## Information supplied
-- START --
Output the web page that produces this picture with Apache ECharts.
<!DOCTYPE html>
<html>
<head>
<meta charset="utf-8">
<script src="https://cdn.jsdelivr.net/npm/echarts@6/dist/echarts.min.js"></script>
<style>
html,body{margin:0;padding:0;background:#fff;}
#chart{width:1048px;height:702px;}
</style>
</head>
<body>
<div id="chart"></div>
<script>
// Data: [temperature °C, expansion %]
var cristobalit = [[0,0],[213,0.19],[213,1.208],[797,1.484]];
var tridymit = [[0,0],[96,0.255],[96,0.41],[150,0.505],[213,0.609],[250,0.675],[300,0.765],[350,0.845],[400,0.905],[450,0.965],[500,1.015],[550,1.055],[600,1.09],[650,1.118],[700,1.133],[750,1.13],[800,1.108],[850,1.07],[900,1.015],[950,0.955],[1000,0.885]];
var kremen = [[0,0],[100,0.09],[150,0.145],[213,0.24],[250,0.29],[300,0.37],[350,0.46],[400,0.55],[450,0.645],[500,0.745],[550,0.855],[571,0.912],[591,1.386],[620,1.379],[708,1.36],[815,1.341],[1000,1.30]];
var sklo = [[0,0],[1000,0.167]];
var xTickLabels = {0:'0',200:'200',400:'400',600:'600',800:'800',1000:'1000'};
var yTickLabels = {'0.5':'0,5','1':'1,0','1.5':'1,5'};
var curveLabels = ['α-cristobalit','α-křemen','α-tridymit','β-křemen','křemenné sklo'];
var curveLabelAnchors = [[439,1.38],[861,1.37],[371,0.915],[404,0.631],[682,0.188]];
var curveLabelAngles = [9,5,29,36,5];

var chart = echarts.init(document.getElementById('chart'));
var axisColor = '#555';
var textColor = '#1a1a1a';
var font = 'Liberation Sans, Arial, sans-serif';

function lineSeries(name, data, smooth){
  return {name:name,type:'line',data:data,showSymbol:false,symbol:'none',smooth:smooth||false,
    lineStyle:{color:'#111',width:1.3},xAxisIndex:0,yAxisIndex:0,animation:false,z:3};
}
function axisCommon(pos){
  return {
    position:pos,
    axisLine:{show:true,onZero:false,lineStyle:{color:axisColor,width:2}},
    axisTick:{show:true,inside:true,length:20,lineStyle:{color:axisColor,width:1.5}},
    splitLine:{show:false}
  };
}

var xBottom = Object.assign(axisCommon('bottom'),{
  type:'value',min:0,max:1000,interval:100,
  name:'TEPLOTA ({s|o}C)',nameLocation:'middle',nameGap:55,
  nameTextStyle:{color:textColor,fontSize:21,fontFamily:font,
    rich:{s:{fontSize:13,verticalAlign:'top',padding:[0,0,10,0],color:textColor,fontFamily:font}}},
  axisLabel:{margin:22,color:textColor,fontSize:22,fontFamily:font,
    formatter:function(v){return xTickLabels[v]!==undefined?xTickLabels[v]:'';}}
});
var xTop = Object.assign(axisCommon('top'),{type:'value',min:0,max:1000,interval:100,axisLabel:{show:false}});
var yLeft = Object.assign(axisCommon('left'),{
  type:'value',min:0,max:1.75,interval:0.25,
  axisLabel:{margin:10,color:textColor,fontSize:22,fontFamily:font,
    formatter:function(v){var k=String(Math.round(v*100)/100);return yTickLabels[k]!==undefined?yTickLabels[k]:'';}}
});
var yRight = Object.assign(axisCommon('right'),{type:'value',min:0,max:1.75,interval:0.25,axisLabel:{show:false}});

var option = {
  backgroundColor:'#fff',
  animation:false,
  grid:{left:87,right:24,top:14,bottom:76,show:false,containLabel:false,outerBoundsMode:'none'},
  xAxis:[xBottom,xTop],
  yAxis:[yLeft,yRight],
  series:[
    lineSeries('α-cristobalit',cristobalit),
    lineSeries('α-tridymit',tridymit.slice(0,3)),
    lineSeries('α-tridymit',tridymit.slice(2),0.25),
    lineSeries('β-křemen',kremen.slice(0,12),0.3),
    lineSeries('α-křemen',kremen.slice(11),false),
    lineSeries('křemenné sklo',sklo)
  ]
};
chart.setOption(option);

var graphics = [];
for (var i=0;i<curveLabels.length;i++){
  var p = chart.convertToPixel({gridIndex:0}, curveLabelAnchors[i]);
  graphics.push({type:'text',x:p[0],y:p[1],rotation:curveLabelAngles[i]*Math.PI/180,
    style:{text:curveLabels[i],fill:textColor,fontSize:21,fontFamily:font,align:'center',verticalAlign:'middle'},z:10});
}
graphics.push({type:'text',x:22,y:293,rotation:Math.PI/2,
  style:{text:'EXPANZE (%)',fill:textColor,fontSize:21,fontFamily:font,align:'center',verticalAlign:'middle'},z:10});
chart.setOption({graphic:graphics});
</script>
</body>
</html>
-- END --
## Task details
Nothing should be changed: write out all of the data as is.

## Result
Output the web page that produces this picture with Apache ECharts.
<!DOCTYPE html>
<html>
<head>
<meta charset="utf-8">
<script src="https://cdn.jsdelivr.net/npm/echarts@6/dist/echarts.min.js"></script>
<style>
html,body{margin:0;padding:0;background:#fff;}
#chart{width:1048px;height:702px;}
</style>
</head>
<body>
<div id="chart"></div>
<script>
// Data: [temperature °C, expansion %]
var cristobalit = [[0,0],[213,0.19],[213,1.208],[797,1.484]];
var tridymit = [[0,0],[96,0.255],[96,0.41],[150,0.505],[213,0.609],[250,0.675],[300,0.765],[350,0.845],[400,0.905],[450,0.965],[500,1.015],[550,1.055],[600,1.09],[650,1.118],[700,1.133],[750,1.13],[800,1.108],[850,1.07],[900,1.015],[950,0.955],[1000,0.885]];
var kremen = [[0,0],[100,0.09],[150,0.145],[213,0.24],[250,0.29],[300,0.37],[350,0.46],[400,0.55],[450,0.645],[500,0.745],[550,0.855],[571,0.912],[591,1.386],[620,1.379],[708,1.36],[815,1.341],[1000,1.30]];
var sklo = [[0,0],[1000,0.167]];
var xTickLabels = {0:'0',200:'200',400:'400',600:'600',800:'800',1000:'1000'};
var yTickLabels = {'0.5':'0,5','1':'1,0','1.5':'1,5'};
var curveLabels = ['α-cristobalit','α-křemen','α-tridymit','β-křemen','křemenné sklo'];
var curveLabelAnchors = [[439,1.38],[861,1.37],[371,0.915],[404,0.631],[682,0.188]];
var curveLabelAngles = [9,5,29,36,5];

var chart = echarts.init(document.getElementById('chart'));
var axisColor = '#555';
var textColor = '#1a1a1a';
var font = 'Liberation Sans, Arial, sans-serif';

function lineSeries(name, data, smooth){
  return {name:name,type:'line',data:data,showSymbol:false,symbol:'none',smooth:smooth||false,
    lineStyle:{color:'#111',width:1.3},xAxisIndex:0,yAxisIndex:0,animation:false,z:3};
}
function axisCommon(pos){
  return {
    position:pos,
    axisLine:{show:true,onZero:false,lineStyle:{color:axisColor,width:2}},
    axisTick:{show:true,inside:true,length:20,lineStyle:{color:axisColor,width:1.5}},
    splitLine:{show:false}
  };
}

var xBottom = Object.assign(axisCommon('bottom'),{
  type:'value',min:0,max:1000,interval:100,
  name:'TEPLOTA ({s|o}C)',nameLocation:'middle',nameGap:55,
  nameTextStyle:{color:textColor,fontSize:21,fontFamily:font,
    rich:{s:{fontSize:13,verticalAlign:'top',padding:[0,0,10,0],color:textColor,fontFamily:font}}},
  axisLabel:{margin:22,color:textColor,fontSize:22,fontFamily:font,
    formatter:function(v){return xTickLabels[v]!==undefined?xTickLabels[v]:'';}}
});
var xTop = Object.assign(axisCommon('top'),{type:'value',min:0,max:1000,interval:100,axisLabel:{show:false}});
var yLeft = Object.assign(axisCommon('left'),{
  type:'value',min:0,max:1.75,interval:0.25,
  axisLabel:{margin:10,color:textColor,fontSize:22,fontFamily:font,
    formatter:function(v){var k=String(Math.round(v*100)/100);return yTickLabels[k]!==undefined?yTickLabels[k]:'';}}
});
var yRight = Object.assign(axisCommon('right'),{type:'value',min:0,max:1.75,interval:0.25,axisLabel:{show:false}});

var option = {
  backgroundColor:'#fff',
  animation:false,
  grid:{left:87,right:24,top:14,bottom:76,show:false,containLabel:false,outerBoundsMode:'none'},
  xAxis:[xBottom,xTop],
  yAxis:[yLeft,yRight],
  series:[
    lineSeries('α-cristobalit',cristobalit),
    lineSeries('α-tridymit',tridymit.slice(0,3)),
    lineSeries('α-tridymit',tridymit.slice(2),0.25),
    lineSeries('β-křemen',kremen.slice(0,12),0.3),
    lineSeries('α-křemen',kremen.slice(11),false),
    lineSeries('křemenné sklo',sklo)
  ]
};
chart.setOption(option);

var graphics = [];
for (var i=0;i<curveLabels.length;i++){
  var p = chart.convertToPixel({gridIndex:0}, curveLabelAnchors[i]);
  graphics.push({type:'text',x:p[0],y:p[1],rotation:curveLabelAngles[i]*Math.PI/180,
    style:{text:curveLabels[i],fill:textColor,fontSize:21,fontFamily:font,align:'center',verticalAlign:'middle'},z:10});
}
graphics.push({type:'text',x:22,y:293,rotation:Math.PI/2,
  style:{text:'EXPANZE (%)',fill:textColor,fontSize:21,fontFamily:font,align:'center',verticalAlign:'middle'},z:10});
chart.setOption({graphic:graphics});
</script>
</body>
</html>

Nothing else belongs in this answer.